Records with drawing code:
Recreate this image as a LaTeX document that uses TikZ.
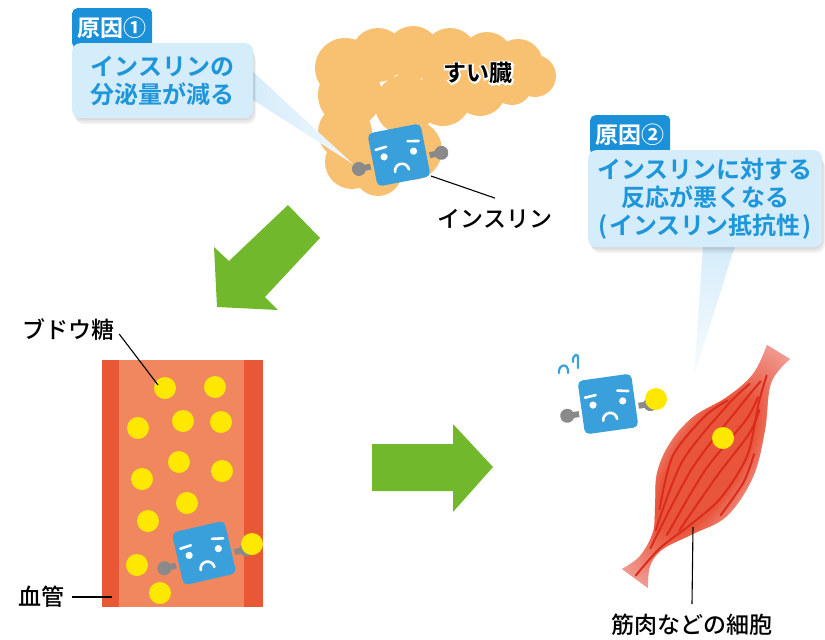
\documentclass[tikz,border=0pt]{standalone}
\usepackage{fontspec}
\setmainfont{Noto Sans CJK JP}[BoldFont={Noto Sans CJK JP Bold}]
\newfontfamily\labelfont{Noto Sans CJK JP Medium}
\newfontfamily\halofont{Noto Sans CJK JP Bold}[FakeBold=14]

\definecolor{tagblue}{HTML}{1A90D8}
\definecolor{calloutblue}{HTML}{D5ECFA}
\definecolor{calloutink}{HTML}{1E96DA}
\definecolor{pancreas}{HTML}{F8C172}
\definecolor{insulinblue}{HTML}{3AA0DB}
\definecolor{armgrey}{HTML}{8A8A8A}
\definecolor{arrowgreen}{HTML}{72B82C}
\definecolor{vesselwall}{HTML}{E95834}
\definecolor{vesselin}{HTML}{F0875F}
\definecolor{sugar}{HTML}{FFE800}
\definecolor{musclepink}{HTML}{F2ABA7}
\definecolor{musclered}{HTML}{E8553A}
\definecolor{fibre}{HTML}{DC2A1C}

\pgfdeclareradialshading{musclefade}{\pgfpoint{0bp}{0bp}}{color(0bp)=(musclered); color(13bp)=(musclered);
  color(25bp)=(musclepink); color(50bp)=(musclepink)}

\tikzstyle{tag} = [fill=tagblue, text=white, font=\bfseries\fontsize{23}{23}\selectfont,
  rounded corners=5pt, inner sep=0pt, minimum width=80pt, minimum height=40pt, anchor=north west]
\tikzstyle{callout} = [fill=calloutblue, text=calloutink, font=\bfseries\fontsize{24}{28}\selectfont,
  rounded corners=8pt, inner sep=0pt, anchor=north west]
\tikzstyle{softshadow} = [black, opacity=0.05, rounded corners=9pt]
\tikzstyle{caption} = [font=\labelfont\fontsize{23}{23}\selectfont, inner sep=0pt]
\tikzstyle{leader} = [black, line width=1.1pt]
\tikzstyle{arm} = [armgrey, line width=6pt]
\tikzstyle{face} = [white, line width=2.6pt, line cap=round]
\tikzstyle{fibreline} = [fibre, line width=2pt, line cap=round]
\tikzstyle{sweat} = [insulinblue, line width=2.2pt, line cap=round]

% the little insulin character
\tikzset{
  insulin/.pic={
    \draw[arm] (-30,6) -- (-42,6);
    \draw[arm] (30,6) -- (42,6);
    \fill[armgrey] (-42,6) circle[radius=7];
    \fill[armgrey] (42,6) circle[radius=7];
    \fill[insulinblue, rounded corners=5pt] (-27,-27) rectangle (27,27);
    \fill[white] (-15,-1) circle[radius=3.6] (15,-1) circle[radius=3.6];
    \draw[face] (-22,-9.5) -- (-11,-10.5) (11,-12) -- (22,-10);
    \draw[face] (-7,16) arc[start angle=180, end angle=360, radius=7];
  }
}

\begin{document}
\begin{tikzpicture}[x=1pt, y=-1pt]
  \useasboundingbox (0,0) rectangle (825,640);

  % pancreas
  \fill[pancreas] (345,68) circle[radius=30] (378,55) circle[radius=27] (413,53) circle[radius=27]
    (450,55) circle[radius=27] (487,58) circle[radius=26] (518,64) circle[radius=25]
    (535,76) circle[radius=21] (512,85) circle[radius=20] (480,90) circle[radius=26]
    (443,98) circle[radius=28] (405,105) circle[radius=30] (350,95) circle[radius=32]
    (345,132) circle[radius=27] (352,162) circle[radius=27] (378,172) circle[radius=24]
    (412,150) circle[radius=30];
  \node[text=white, font=\halofont\fontsize{23}{23}\selectfont, inner sep=0pt] (pancreashalo) at (478,73) {すい臓};
  \node[font=\bfseries\fontsize{23}{23}\selectfont, inner sep=0pt] (pancreasname) at (478,73) {すい臓};

  % cause 1
  \shade[left color=calloutblue, right color=calloutblue!35] (250,69) -- (353,164) -- (250,98) -- cycle;
  \foreach \d in {2,4,6}
    \fill[softshadow] (72+\d/2,45+\d) rectangle (253+\d/2,118+\d);
  \node[tag] (cause1) at (72,8) {原因①};
  \node[callout, minimum width=181pt, minimum height=75pt, align=left] (box1) at (72,43)
    {インスリンの\\分泌量が減る};

  \pic[rotate=11] at (399,155) {insulin};
  \coordinate (insA) at (431,176);
  \node[caption] (insname) at (495,219) {インスリン};
  \draw[leader] (insA) -- ([yshift=11pt]insname.north);

  % green arrows
  \fill[arrowgreen] (288,205) -- (320,238) -- (265,297) -- (278,310) -- (217,307)
    -- (214,247) -- (229,261) -- cycle;
  \fill[arrowgreen] (372,444) -- (453,444) -- (453,424) -- (493,467) -- (453,512)
    -- (453,491) -- (372,491) -- cycle;

  % blood vessel
  \fill[vesselwall] (102,360) rectangle (263,607);
  \fill[vesselin] (119,360) rectangle (244,607);
  \foreach \px/\py in {165/388, 215/387, 138/428, 183/421, 221/422, 179/462, 142/479,
      222/471, 187/503, 148/521, 137/565, 160/593}
    \fill[sugar] (\px,\py) circle[radius=11];
  \pic[rotate=13] at (204,553) {insulin};
  \fill[sugar] (252,544) circle[radius=11];

  \node[caption] (sugarname) at (68,330) {ブドウ糖};
  \coordinate (sugarA) at (158,385);
  \draw[leader] ([xshift=5pt, yshift=-4pt]sugarname.east) -- (sugarA);
  \node[caption] (vesselname) at (42,597) {血管};
  \coordinate (wallA) at (112,597);
  \draw[leader] ([xshift=7pt]vesselname.east) -- (wallA);

  % cause 2
  \shade[top color=calloutblue, bottom color=calloutblue!15] (703,246) -- (735,246) -- (694,376) -- cycle;
  \foreach \d in {2,4,6}
    \fill[softshadow] (588+\d/2,152+\d) rectangle (822+\d/2,247+\d);
  \node[tag] (cause2) at (590,115) {原因②};
  \node[callout, minimum width=234pt, minimum height=97pt, align=center] (box2) at (588,150)
    {インスリンに対する\\反応が悪くなる\\(\hspace{2pt}インスリン抵抗性\hspace{2pt})};

  % muscle
  \begin{scope}
    \clip (767,345) -- (790,359)
      -- plot[smooth, tension=0.6] coordinates {(790,359) (771,383) (765,430) (753,477) (727,516)
         (693,534) (663,549) (650,566) (648,588)}
      -- (622,569)
      -- plot[smooth, tension=0.6] coordinates {(622,569) (640,556) (653,532) (655,507) (657,473)
         (670,443) (693,417) (727,397) (753,374) (767,345)}
      -- cycle;
    \fill[musclepink] (600,330) rectangle (800,600);
    \shade[shading=musclefade, transform canvas={shift={(706,465)}, rotate=58}]
      (0,0) ellipse[x radius=150, y radius=62];
  \end{scope}
  \begin{scope}[shift={(706,465)}, rotate=58]
    \draw[fibreline] plot[smooth] coordinates {(-131,-1) (-95,5) (-60,18) (-20,30) (30,30) (80,12) (108,4)};
    \draw[fibreline] plot[smooth] coordinates {(-62,-16) (-10,-33) (40,-27) (66,-16)};
    \draw[fibreline] plot[smooth] coordinates {(-82,-8) (-10,-22) (60,-14) (92,-6)};
    \draw[fibreline] plot[smooth] coordinates {(-100,-3) (-10,-10) (70,-2) (100,2)};
    \draw[fibreline] plot[smooth] coordinates {(-80,4) (-5,2) (60,10) (85,8)};
    \draw[fibreline] plot[smooth] coordinates {(-70,12) (-5,15) (50,20) (75,16)};
    \draw[fibreline] plot[smooth] coordinates {(-35,39) (5,41) (35,35)};
  \end{scope}
  \fill[sugar] (723,438) circle[radius=11];

  \pic[rotate=8] at (608,404) {insulin};
  \fill[sugar] (656,399) circle[radius=11];
  \draw[sweat] (559,373) .. controls (558,364) and (569,362) .. (568,373);
  \draw[sweat] (573,362) .. controls (572,354) and (579,353) .. (578,358) -- (578,368);

  \node[caption] (cellname) at (692,625) {筋肉などの細胞};
  \coordinate (muscleA) at (693,527);
  \draw[leader] (muscleA) -- ([yshift=10pt]cellname.north);
\end{tikzpicture}
\end{document}
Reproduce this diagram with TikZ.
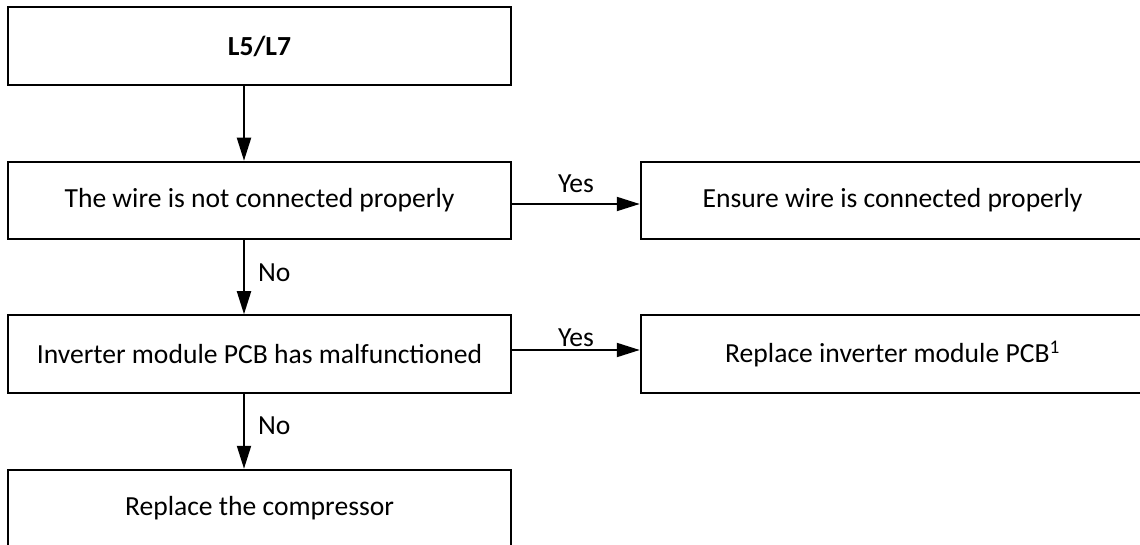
\documentclass[tikz,border=0pt]{standalone}
\usepackage{fontspec}
\setmainfont{Carlito}
\usetikzlibrary{positioning,arrows.meta}

\begin{document}
\begin{tikzpicture}[
  x=1pt, y=-1pt,
  box/.style={draw, line width=2pt, minimum width=503.5pt, minimum height=77.5pt,
              font=\fontsize{27.6}{33}\selectfont, inner sep=0pt},
  lbl/.style={font=\fontsize{27.6}{33}\selectfont, inner sep=0pt},
  arr/.style={-{Triangle[length=23pt, width=14pt]}, line width=2pt}
]
  \useasboundingbox (0,0) rectangle (1140,545);

  % left column
  \node[box, font=\fontsize{27.6}{33}\selectfont\bfseries] (fault) at (259.5,46) {L5/L7};
  \node[box] (wire) at (259.5,200.5) {The wire is not connected properly};
  \node[box] (pcb) at (259.5,354) {Inverter module PCB has malfunctioned};
  \node[box] (comp) at (259.5,508.5) {Replace the compressor};

  % right column
  \node[box] (ensure) at (892.5,200.5) {Ensure wire is connected properly};
  \node[box] (replace) at (892.5,354) {Replace inverter module PCB\textsuperscript{1}};

  \draw[arr] ([xshift=-15.5pt]fault.south) -- ([xshift=-15.5pt]wire.north);
  \draw[arr] ([xshift=-15.5pt]wire.south) -- ([xshift=-15.5pt]pcb.north)
    node[lbl, midway, right=13pt, yshift=5pt] (no1) {No};
  \draw[arr] ([xshift=-15.5pt]pcb.south) -- ([xshift=-15.5pt]comp.north)
    node[lbl, midway, right=13pt, yshift=6pt] (no2) {No};

  \draw[arr] ([yshift=-3.5pt]wire.east) -- ([yshift=-3.5pt]ensure.west)
    node[lbl, midway, above=10pt] (yes1) {Yes};
  \draw[arr] ([yshift=4pt]pcb.east) -- ([yshift=4pt]replace.west)
    node[lbl, midway, above=2pt] (yes2) {Yes};
\end{tikzpicture}
\end{document}
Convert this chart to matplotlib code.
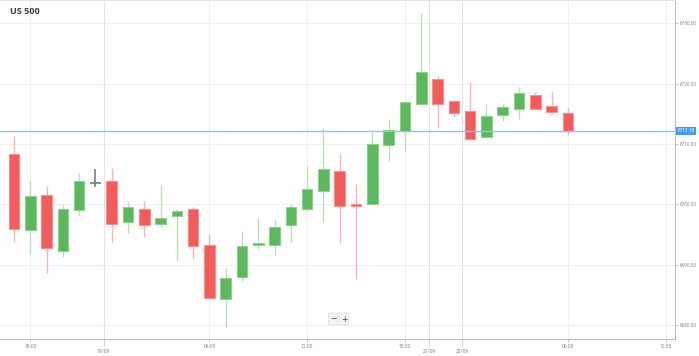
import numpy as np
import matplotlib.pyplot as plt
import matplotlib.transforms as mtransforms
from matplotlib.patches import Rectangle

# hourly candles, US 500
opens = [6708.29, 6695.74, 6701.59, 6692.26, 6699.06, 6703.53, 6703.82, 6697.02, 6699.27,
         6696.74, 6698.06, 6699.27, 6693.26, 6684.23, 6687.96, 6693.26, 6693.21, 6696.52,
         6699.22, 6702.26, 6705.57, 6699.97, 6700.05, 6709.78, 6712.15, 6716.58, 6720.72,
         6717.12, 6715.42, 6711.11, 6714.80, 6715.80, 6718.17, 6716.24, 6715.13]
highs = [6711.32, 6704.03, 6703.09, 6699.84, 6705.14, 6705.85, 6705.97, 6700.55, 6700.55,
         6703.15, 6699.27, 6699.61, 6695.03, 6689.50, 6695.58, 6697.78, 6697.57, 6700.05,
         6706.35, 6712.60, 6708.34, 6703.37, 6712.32, 6714.14, 6717.17, 6731.76, 6721.27,
         6717.12, 6720.27, 6716.68, 6716.68, 6719.49, 6718.61, 6718.66, 6715.91]
lows = [6693.81, 6691.77, 6688.57, 6691.22, 6698.06, 6702.82, 6693.81, 6695.30, 6694.53,
        6696.03, 6690.61, 6690.99, 6684.42, 6679.72, 6687.29, 6692.55, 6691.65, 6693.81,
        6698.84, 6697.12, 6693.54, 6687.57, 6700.05, 6707.13, 6708.89, 6716.58, 6712.60,
        6714.42, 6710.78, 6711.11, 6713.86, 6714.14, 6715.80, 6715.08, 6711.44]
closes = [6695.96, 6701.33, 6692.71, 6699.27, 6703.82, 6703.53, 6696.74, 6699.56, 6696.52,
          6697.73, 6698.84, 6693.04, 6684.42, 6687.74, 6693.04, 6693.47, 6696.29, 6699.56,
          6702.54, 6705.80, 6699.77, 6699.77, 6710.05, 6712.37, 6716.91, 6721.98, 6716.58,
          6715.08, 6710.78, 6714.59, 6716.13, 6718.40, 6715.80, 6715.35, 6712.18]

time_ticks = [1, 12, 18, 24, 34, 40]
time_labels = ['18:00', '06:00', '12:00', '18:00', '06:00', '12:00']
date_ticks = [5.5, 25.5, 27.5]
date_labels = ['19/09', '21/09', '22/09']
price_ticks = [6680, 6690, 6700, 6710, 6720, 6730]
last_price = 6712.18

UP, UP_EDGE, UP_WICK = '#5cb85c', '#8fd08f', '#b9e2b9'
DOWN, DOWN_EDGE, DOWN_WICK = '#f45b5b', '#f88f8f', '#f9b5b5'
FLAT = '#7a7a7a'
TICK_FONT = 'Roboto'

fig = plt.figure(figsize=(6.99, 3.56), dpi=100)
ax = fig.add_axes([0, 17 / 356, 675 / 699, 339 / 356])

# grid
for p in price_ticks:
    ax.axhline(p, color='#f0f0f0', lw=0.8, zorder=0)
for t in time_ticks:
    ax.axvline(t, color='#f0f0f0', lw=0.8, zorder=0)
for t in date_ticks:
    ax.axvline(t, color='#e4e4e4', lw=0.8, zorder=0)

width = 0.65
for i, (o, h, l, c) in enumerate(zip(opens, highs, lows, closes)):
    if c == o:
        ax.vlines(i, l, h, color=FLAT, lw=1.2, zorder=2)
        ax.hlines(o, i - width / 2, i + width / 2, color=FLAT, lw=1.2, zorder=2)
        continue
    up = c > o
    face, edge, wick = (UP, UP_EDGE, UP_WICK) if up else (DOWN, DOWN_EDGE, DOWN_WICK)
    ax.vlines(i, l, h, color=wick, lw=1.0, zorder=1)
    bottom = min(o, c)
    height = max(abs(c - o), 0.25)
    ax.add_patch(Rectangle((i - width / 2, bottom), width, height,
                           facecolor=face, edgecolor=edge, lw=0.8, zorder=2))

# last price line and label
ax.axhline(last_price, color='#8cc4f2', lw=1.0, zorder=3)
trans = mtransforms.blended_transform_factory(ax.transAxes, ax.transData)
ax.text(1.004, last_price, f'{last_price:.2f}', transform=trans, fontsize=3.4,
        family=TICK_FONT, color='white', va='center', ha='left', clip_on=False, zorder=5,
        bbox=dict(boxstyle='square,pad=0.3', fc='#3d9cf0', ec='none'))

ax.set_xlim(-0.86, 40.58)
ax.set_ylim(6677.68, 6733.86)

ax.yaxis.tick_right()
ax.set_yticks(price_ticks)
ax.set_yticklabels([f'{p:.2f}' for p in price_ticks], family=TICK_FONT)
ax.tick_params(axis='y', labelsize=3.4, labelcolor='#8a8a8a', color='#bdbdbd',
               length=2, width=0.6, pad=1.2)

ax.set_xticks(time_ticks)
ax.set_xticklabels(time_labels, family=TICK_FONT)
ax.set_xticks(date_ticks, minor=True)
ax.set_xticklabels(date_labels, minor=True, family=TICK_FONT)
ax.tick_params(axis='x', which='major', labelsize=3.6, labelcolor='#8a8a8a',
               color='#bdbdbd', length=2, width=0.6, pad=1.5)
ax.tick_params(axis='x', which='minor', labelsize=3.6, labelcolor='#8a8a8a',
               color='#cfcfcf', length=5, width=0.6, pad=1.5)

ax.spines['left'].set_visible(False)
ax.spines['top'].set_color('#e6e6e6')
ax.spines['right'].set_color('#bdbdbd')
ax.spines['bottom'].set_color('#bdbdbd')
for s in ['top', 'right', 'bottom']:
    ax.spines[s].set_linewidth(0.8)

# title and zoom controls
ax.text(10 / 675, 1 - 11 / 339, 'US 500', transform=ax.transAxes, fontsize=6.5,
        fontweight='bold', family='Open Sans', color='#3a3a3a', va='center', ha='left')
ax.text(333 / 675, 20 / 339, '\u2212', transform=ax.transAxes, fontsize=5.5,
        color='#444444', ha='center', va='center',
        bbox=dict(boxstyle='round,pad=0.2', fc='#f4f4f4', ec='#dddddd', lw=0.5))
ax.text(344 / 675, 20 / 339, '+', transform=ax.transAxes, fontsize=5.5,
        color='#444444', ha='center', va='center',
        bbox=dict(boxstyle='round,pad=0.2', fc='#f4f4f4', ec='#dddddd', lw=0.5))

fig.savefig('out.png', dpi=100)
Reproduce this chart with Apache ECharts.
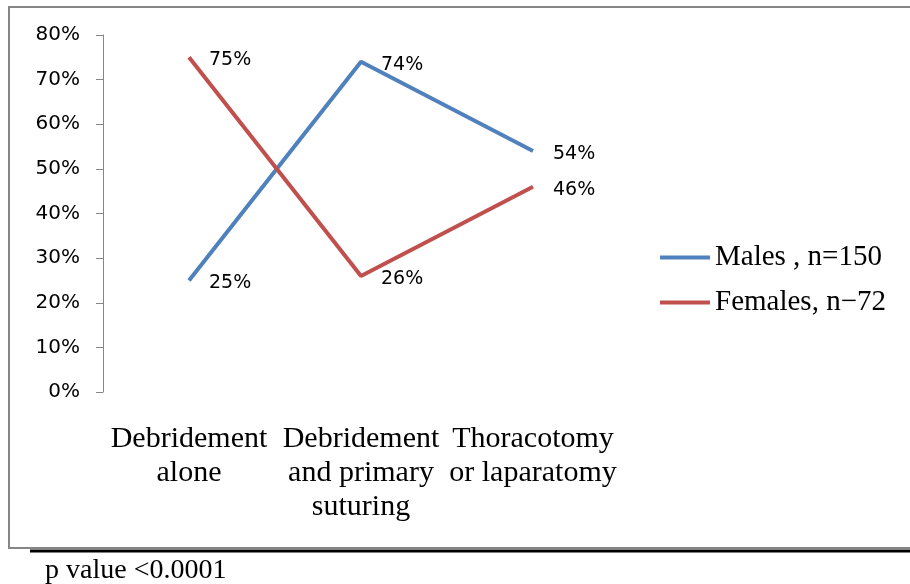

__Task to complete__: Leave out any pictures and return exactly the lines from the beginning of the data through the line with "width=2.2pt, line cap=round]", inclusive.

__Exercise answer__:
Recreate this image as a LaTeX document that uses TikZ.
\documentclass[tikz,border=0pt]{standalone}
\usepackage{fontspec}
\setmainfont{Noto Sans CJK JP}[BoldFont={Noto Sans CJK JP Bold}]
\newfontfamily\labelfont{Noto Sans CJK JP Medium}
\newfontfamily\halofont{Noto Sans CJK JP Bold}[FakeBold=14]

\definecolor{tagblue}{HTML}{1A90D8}
\definecolor{calloutblue}{HTML}{D5ECFA}
\definecolor{calloutink}{HTML}{1E96DA}
\definecolor{pancreas}{HTML}{F8C172}
\definecolor{insulinblue}{HTML}{3AA0DB}
\definecolor{armgrey}{HTML}{8A8A8A}
\definecolor{arrowgreen}{HTML}{72B82C}
\definecolor{vesselwall}{HTML}{E95834}
\definecolor{vesselin}{HTML}{F0875F}
\definecolor{sugar}{HTML}{FFE800}
\definecolor{musclepink}{HTML}{F2ABA7}
\definecolor{musclered}{HTML}{E8553A}
\definecolor{fibre}{HTML}{DC2A1C}

\pgfdeclareradialshading{musclefade}{\pgfpoint{0bp}{0bp}}{color(0bp)=(musclered); color(13bp)=(musclered);
  color(25bp)=(musclepink); color(50bp)=(musclepink)}

\tikzstyle{tag} = [fill=tagblue, text=white, font=\bfseries\fontsize{23}{23}\selectfont,
  rounded corners=5pt, inner sep=0pt, minimum width=80pt, minimum height=40pt, anchor=north west]
\tikzstyle{callout} = [fill=calloutblue, text=calloutink, font=\bfseries\fontsize{24}{28}\selectfont,
  rounded corners=8pt, inner sep=0pt, anchor=north west]
\tikzstyle{softshadow} = [black, opacity=0.05, rounded corners=9pt]
\tikzstyle{caption} = [font=\labelfont\fontsize{23}{23}\selectfont, inner sep=0pt]
\tikzstyle{leader} = [black, line width=1.1pt]
\tikzstyle{arm} = [armgrey, line width=6pt]
\tikzstyle{face} = [white, line width=2.6pt, line cap=round]
\tikzstyle{fibreline} = [fibre, line width=2pt, line cap=round]
\tikzstyle{sweat} = [insulinblue, line width=2.2pt, line cap=round]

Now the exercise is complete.